▶ _WHAT TO WORK ON_
Take the lines from the top down to and including the one with "import * as" and repeat them exactly. Omit images.

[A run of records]
# # # # #

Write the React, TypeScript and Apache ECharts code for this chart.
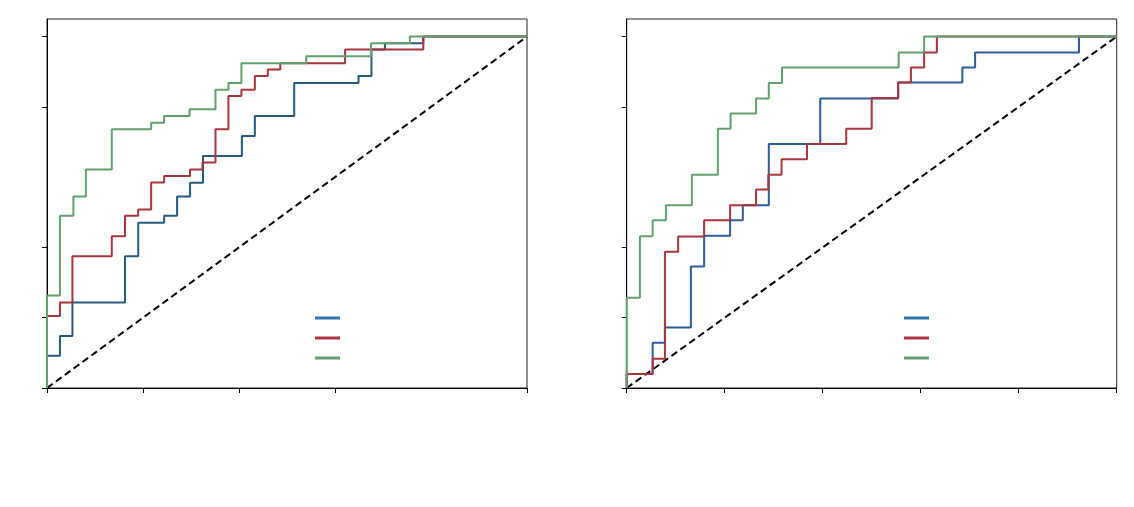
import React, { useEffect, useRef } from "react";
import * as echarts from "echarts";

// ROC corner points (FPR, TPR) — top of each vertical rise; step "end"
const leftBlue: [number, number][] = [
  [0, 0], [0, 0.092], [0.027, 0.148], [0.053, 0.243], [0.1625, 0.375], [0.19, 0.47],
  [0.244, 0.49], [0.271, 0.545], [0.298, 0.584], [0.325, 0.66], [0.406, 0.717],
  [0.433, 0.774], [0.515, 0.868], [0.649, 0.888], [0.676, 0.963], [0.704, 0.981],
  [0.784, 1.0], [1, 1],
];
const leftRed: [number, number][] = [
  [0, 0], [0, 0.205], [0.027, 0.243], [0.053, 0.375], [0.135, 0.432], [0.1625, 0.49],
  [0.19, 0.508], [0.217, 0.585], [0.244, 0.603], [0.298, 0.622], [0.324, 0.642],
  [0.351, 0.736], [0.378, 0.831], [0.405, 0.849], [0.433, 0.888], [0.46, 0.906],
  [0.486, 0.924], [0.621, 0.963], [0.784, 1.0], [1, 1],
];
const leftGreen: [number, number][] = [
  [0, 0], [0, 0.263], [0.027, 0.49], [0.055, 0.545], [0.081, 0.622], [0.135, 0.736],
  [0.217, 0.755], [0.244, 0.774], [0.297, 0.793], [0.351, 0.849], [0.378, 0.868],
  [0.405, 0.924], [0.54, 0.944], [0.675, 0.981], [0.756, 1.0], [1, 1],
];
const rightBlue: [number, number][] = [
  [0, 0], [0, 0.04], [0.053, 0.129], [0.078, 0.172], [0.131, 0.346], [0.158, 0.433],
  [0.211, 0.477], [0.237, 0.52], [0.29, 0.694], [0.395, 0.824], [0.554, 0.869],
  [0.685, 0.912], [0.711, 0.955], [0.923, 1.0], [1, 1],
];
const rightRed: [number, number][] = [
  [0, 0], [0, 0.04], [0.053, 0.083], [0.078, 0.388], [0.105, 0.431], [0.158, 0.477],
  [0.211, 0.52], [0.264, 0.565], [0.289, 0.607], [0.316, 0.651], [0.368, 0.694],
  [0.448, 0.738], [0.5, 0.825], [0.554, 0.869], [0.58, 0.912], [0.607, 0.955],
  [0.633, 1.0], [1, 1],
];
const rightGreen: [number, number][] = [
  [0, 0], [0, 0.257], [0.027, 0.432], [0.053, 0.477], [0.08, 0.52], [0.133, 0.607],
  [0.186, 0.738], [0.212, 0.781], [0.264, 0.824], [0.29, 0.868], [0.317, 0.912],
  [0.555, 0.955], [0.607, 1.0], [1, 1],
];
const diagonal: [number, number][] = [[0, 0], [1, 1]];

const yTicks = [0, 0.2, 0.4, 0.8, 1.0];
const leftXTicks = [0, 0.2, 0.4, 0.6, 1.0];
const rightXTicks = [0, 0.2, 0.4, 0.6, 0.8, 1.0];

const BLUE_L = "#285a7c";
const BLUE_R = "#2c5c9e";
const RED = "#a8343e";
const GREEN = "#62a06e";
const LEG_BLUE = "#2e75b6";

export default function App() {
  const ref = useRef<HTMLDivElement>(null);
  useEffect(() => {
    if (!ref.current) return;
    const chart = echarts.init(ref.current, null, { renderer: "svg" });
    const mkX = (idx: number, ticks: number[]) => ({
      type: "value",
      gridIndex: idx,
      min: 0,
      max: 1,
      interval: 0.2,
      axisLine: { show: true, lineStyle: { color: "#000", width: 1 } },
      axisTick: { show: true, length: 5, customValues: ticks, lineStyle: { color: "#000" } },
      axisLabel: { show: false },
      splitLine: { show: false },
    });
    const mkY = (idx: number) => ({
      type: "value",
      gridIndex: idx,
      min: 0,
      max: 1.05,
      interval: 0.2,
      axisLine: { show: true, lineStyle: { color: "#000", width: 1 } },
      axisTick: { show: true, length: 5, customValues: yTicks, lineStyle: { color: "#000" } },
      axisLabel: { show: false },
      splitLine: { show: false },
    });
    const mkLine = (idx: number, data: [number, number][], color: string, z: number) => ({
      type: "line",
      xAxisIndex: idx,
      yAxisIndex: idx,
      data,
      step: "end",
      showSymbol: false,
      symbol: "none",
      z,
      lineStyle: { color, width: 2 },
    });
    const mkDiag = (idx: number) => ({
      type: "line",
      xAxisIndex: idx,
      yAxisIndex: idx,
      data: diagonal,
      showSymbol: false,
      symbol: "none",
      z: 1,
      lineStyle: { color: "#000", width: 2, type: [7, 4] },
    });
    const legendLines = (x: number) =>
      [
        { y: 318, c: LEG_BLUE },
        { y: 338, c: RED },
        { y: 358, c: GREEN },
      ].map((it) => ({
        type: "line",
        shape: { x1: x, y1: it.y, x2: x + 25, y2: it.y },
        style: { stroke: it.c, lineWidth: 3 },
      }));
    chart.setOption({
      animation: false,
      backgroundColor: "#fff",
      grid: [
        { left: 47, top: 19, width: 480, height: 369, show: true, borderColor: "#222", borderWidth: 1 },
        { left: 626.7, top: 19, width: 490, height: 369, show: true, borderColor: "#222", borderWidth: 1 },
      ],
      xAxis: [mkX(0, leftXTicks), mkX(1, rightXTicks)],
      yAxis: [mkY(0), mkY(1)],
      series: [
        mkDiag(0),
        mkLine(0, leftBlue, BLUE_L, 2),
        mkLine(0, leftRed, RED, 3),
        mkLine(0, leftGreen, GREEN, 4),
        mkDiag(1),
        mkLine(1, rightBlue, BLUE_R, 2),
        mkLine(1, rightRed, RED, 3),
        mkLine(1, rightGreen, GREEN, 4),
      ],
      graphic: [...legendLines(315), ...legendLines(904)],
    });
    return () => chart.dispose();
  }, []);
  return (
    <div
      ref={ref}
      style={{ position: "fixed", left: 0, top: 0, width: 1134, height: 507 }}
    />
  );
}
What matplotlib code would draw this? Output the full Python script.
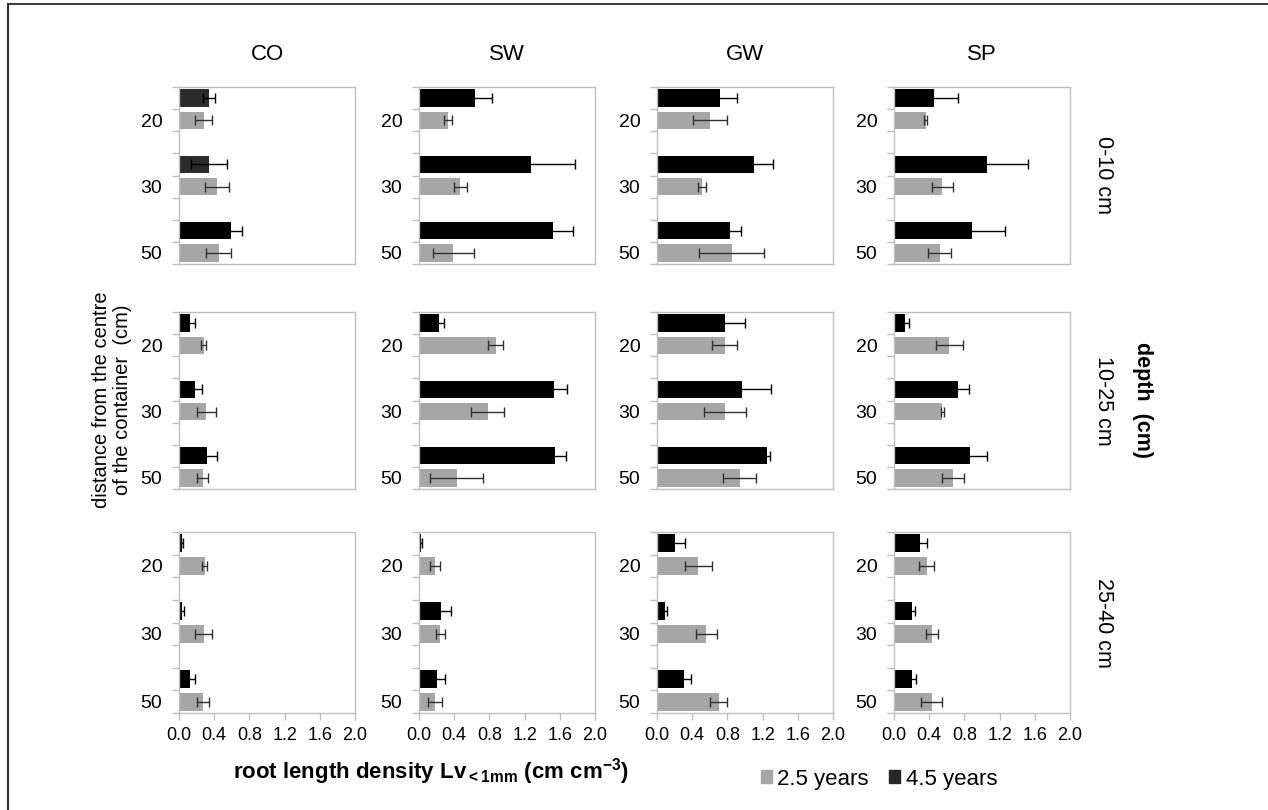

# # # # #

▶ _THE SOLUTION_
Write the React, TypeScript and Apache ECharts code for this chart.
import React, { useEffect, useRef } from "react";
import * as echarts from "echarts";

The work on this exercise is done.